その先生とは、岡学園トータルデザインアカデミーの越将俊さん。
同校でデザインとマーケティングを教えながら、彫像をはじめとしたアーティスト活動でも高い評価を得ています。
「よく言われるのが、アーティストは飯を食べられるか。しかし、そもそもアートだけで飯を食べていかなければならない理由なんてないんです。若い子たちの表現活動を、そういう判断基準で制限してはいけないと思うんです。それでワクワクして人生が楽しくなればいいんです」
同校の就職率は91%(2013年)と高い数字を誇ります。デザイン系としては、就職支援に力を入れた手堅い学校というイメージを持っていましたが、そんな私の予想に反して、越さんの言葉はとても大らかで力強く響きました。
「学生には、遠回りをしてもいいじゃない、と伝えています。ショートカットして一本の道を行くのはきれいかもしれない。でも、遠回りすると視野が広がって、人生の幅が広がる。視野が狭いことほどさびしい人生はないなと思っています。そのためには人生経験が豊かでなくてはならないし、失敗が多くなければならないし、それならなるべく遠回りしていきな、そうした方が楽しいよと」
越さんがアーティストとして作品をコンペなどに出し始めたのは30歳を過ぎてから。それまで大学で経営学を学び、ダブルスクールでファッションデザインを学び、その後イタリアのフィレンツェとピエトラサンタで彫刻の工房で働いたという経歴を持っています。だからこそ、その言葉には重みがあります。
「デザインを学んで、就職はどうするんですか?ってよく聞かれます。そしたら、『発想力を鍛えることが仕事にとって何より大事なことなんだよ』と伝えています。

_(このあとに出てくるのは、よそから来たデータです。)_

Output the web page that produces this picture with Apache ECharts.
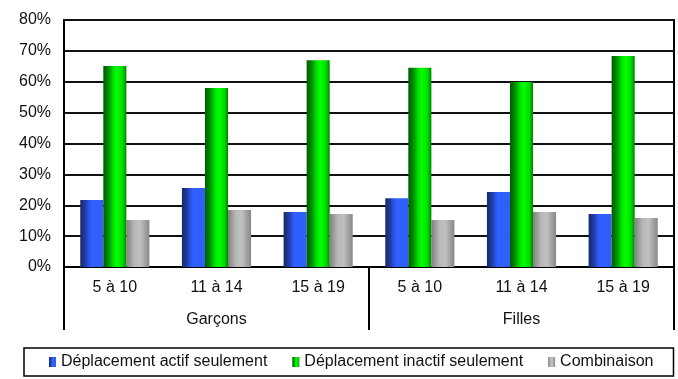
<!DOCTYPE html>
<html>
<head>
<meta charset="utf-8">
<script src="https://cdn.jsdelivr.net/npm/echarts@6/dist/echarts.min.js"></script>
<style>
  html, body { margin: 0; padding: 0; background: #fff; }
  #chart_con { width: 678px; height: 379px; }
</style>
</head>
<body>
<div id="chart_con"></div>
<script>
    // age groups repeated for each sex
    var ageLabels = ['5 à 10', '11 à 14', '15 à 19', '5 à 10', '11 à 14', '15 à 19'];
    var sexLabels = ['Garçons', 'Filles'];
    var seriesNames = ['Déplacement actif seulement', 'Déplacement inactif seulement', 'Combinaison'];

    // percentages
    var actifData = [21.7, 25.6, 17.8, 22.3, 24.3, 17.2];
    var inactifData = [65.1, 58.0, 67.0, 64.5, 59.9, 68.3];
    var combiData = [15.2, 18.5, 17.2, 15.2, 17.8, 15.9];

    var FONT = '"Liberation Sans", Arial, sans-serif';

    function hGrad(stops) {
        return {
            type: 'linear', x: 0, y: 0, x2: 1, y2: 0,
            colorStops: stops.map(function (s) { return {offset: s[0], color: s[1]}; })
        };
    }

    var blueFill = hGrad([[0, '#182a6a'], [0.2, '#1f3a9c'], [0.4, '#2c57ea'], [0.5, '#3060ff'], [1, '#2f5ef8']]);
    var greenFill = hGrad([[0, '#005c00'], [0.2, '#008800'], [0.45, '#00e600'], [0.6, '#00ff00'], [0.85, '#00d800'], [1, '#008000']]);
    var grayFill = hGrad([[0, '#808080'], [0.35, '#b8b8b8'], [0.6, '#c0c0c0'], [1, '#878787']]);

    var chart = echarts.init(document.getElementById('chart_con'));
    chart.setOption({
        animation: false,
        textStyle: {fontFamily: FONT},
        grid: {
            left: 64, right: 4, top: 20, bottom: 112,
            show: true, borderColor: '#000', borderWidth: 2
        },
        legend: {
            data: seriesNames,
            left: 24,
            top: 348,
            padding: [6, 20, 6, 25],
            itemGap: 25,
            itemWidth: 7,
            itemHeight: 10,
            icon: 'rect',
            borderColor: '#000',
            borderWidth: 1.5,
            textStyle: {fontSize: 16, color: '#111', fontFamily: FONT}
        },
        xAxis: [
            {
                type: 'category',
                data: ageLabels,
                position: 'bottom',
                axisLine: {lineStyle: {color: '#000', width: 2}},
                axisTick: {show: false},
                axisLabel: {margin: 13, fontSize: 16, color: '#111', fontFamily: FONT},
                splitLine: {show: false}
            },
            {
                type: 'category',
                data: sexLabels,
                position: 'bottom',
                axisLine: {show: false},
                axisTick: {show: true, length: 63, lineStyle: {color: '#000', width: 2}},
                axisLabel: {margin: 45, fontSize: 16, color: '#111', fontFamily: FONT},
                splitLine: {show: false}
            }
        ],
        yAxis: {
            type: 'value',
            min: 0,
            max: 80,
            interval: 10,
            axisLine: {show: true, lineStyle: {color: '#000', width: 2}},
            axisTick: {show: false},
            axisLabel: {formatter: '{value}%', margin: 13, fontSize: 16, color: '#111', fontFamily: FONT},
            splitLine: {lineStyle: {color: '#111', width: 2}}
        },
        series: [
            {
                name: seriesNames[0],
                type: 'bar',
                data: actifData,
                barGap: '0%',
                barCategoryGap: '32%',
                itemStyle: {color: blueFill}
            },
            {
                name: seriesNames[1],
                type: 'bar',
                data: inactifData,
                barGap: '0%',
                barCategoryGap: '32%',
                itemStyle: {color: greenFill}
            },
            {
                name: seriesNames[2],
                type: 'bar',
                data: combiData,
                barGap: '0%',
                barCategoryGap: '32%',
                itemStyle: {color: grayFill}
            }
        ]
    });
    window.addEventListener('resize', function () {
        chart.resize();
    });
</script>
</body>
</html>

美術とかデザインってまさに発想力です。いま学んでいることが大学に行くよりよっぽど社会の役に立つんだからと」
「自分は大学に進学しましたが、他の選択肢が見つからなかったんです。こういう世界があるよ、デザインとかアートってこういう可能性があるんだよ、ということを言ってくれる大人がいなかった。今の自分なら、アートやりなよ、デザインやりなよって言ってあげられます」
越さんは大学進学という進路について「他の選択肢がなく、行ってみたものの想像とは大きく異なっていました。悪い意味で(笑)」と振り返りますが、たった1年で軌道修正します。
大学2年生の頃からは情報誌に掲載されている展示会を全て網羅するほど、ギャラリーや美術館へ通い詰めました。そして3年生からは大学に通いながら、前述の通りファッション系の専門学校に入り、4年生では当時望んでいた分野への就職も決まりました。しかし、それを蹴って単身イタリアへ渡ります。そこで3年間、ファッションの原点である立体造形の世界を究めようと彫刻の工房で働きました。
「どうしても納得いかなかったのが、就職してからの仕事が単なるパーツでしかないと思えたんです。そこの世界しか知らないパーツだとすごくさみしいし、人生が小さくなっちゃう。自分の原点は何か、何を究めたいのかを考えると、世界に出て色んな国の人たちの考え方や文化を取り入れたいと思いました」
現在、岡学園のディレクターとして教鞭を取る越さんですが、パーツという感覚とは程遠い毎日を送っています。仕事を語るとき、越さんの表情は生き生きとしていました。そして、もう一つの顔であるアーティストとしての活動にも仕事が良い影響を与えているといいます。
デザインの発想の仕方とマーケティングを担当している
「デザインやアートって手が衰えるということよりも、頭が衰えることが一番いけないんじゃないかなと思うんです。自分は学校で最新のデザインを学生たちと一緒に見続けているんですよ。こんな環境ってほとんどないです。毎日やる授業はデザインだし、学生からは斬新なアイディアが出て来るし、常に頭はフル回転なんですよ」
「技術に使う時間は少ないんですけれども、30歳くらいになって自分はまったく衰えていなくて、むしろ美術をずっとやっている人よりも進化しているかもしれないと感じ始めて、そしたらコンテストにも通ることができて。自分はやっぱり時代性にマッチしようとしてきたのが、結果としてよかったのだと思います」
「あかね色の空」10×20×6cm テラコッタ 2011年
6月3日から6月29日まで長野市のギャラリー82で開かれる第2回「メタモルフォーシス」展には2点を出展します。越さんの作品は、彫像としては比較的小さなものが多いのですが、その理由をこう話します。
「自分はデザインをやっているので、家の中に飾れないもの、ビジネスとして売れないものをつくるのが嫌なんです。空間の中にちょこっと置いてある、そういうイメージでつくっています」
「モノを基礎から作るのではなくて、川に落ちていた石から型を取ったり、コーンから型を取ったり、言ってしまえばガラクタみたいなものも素材を変えれば空間を変えることができると言うことを見てほしい。最近は敢えてそういう作品を多く作っています」
「未来の自分をデザインする」。それが岡学園のキャッチフレーズです。学校という空間に越さんのような教師がいれば、生徒たちは熱くて面白い人生をデザインできそうな気がしました。そして、「遠回りした方が人間の幅が広くなる」という言葉に勇気をもらいました。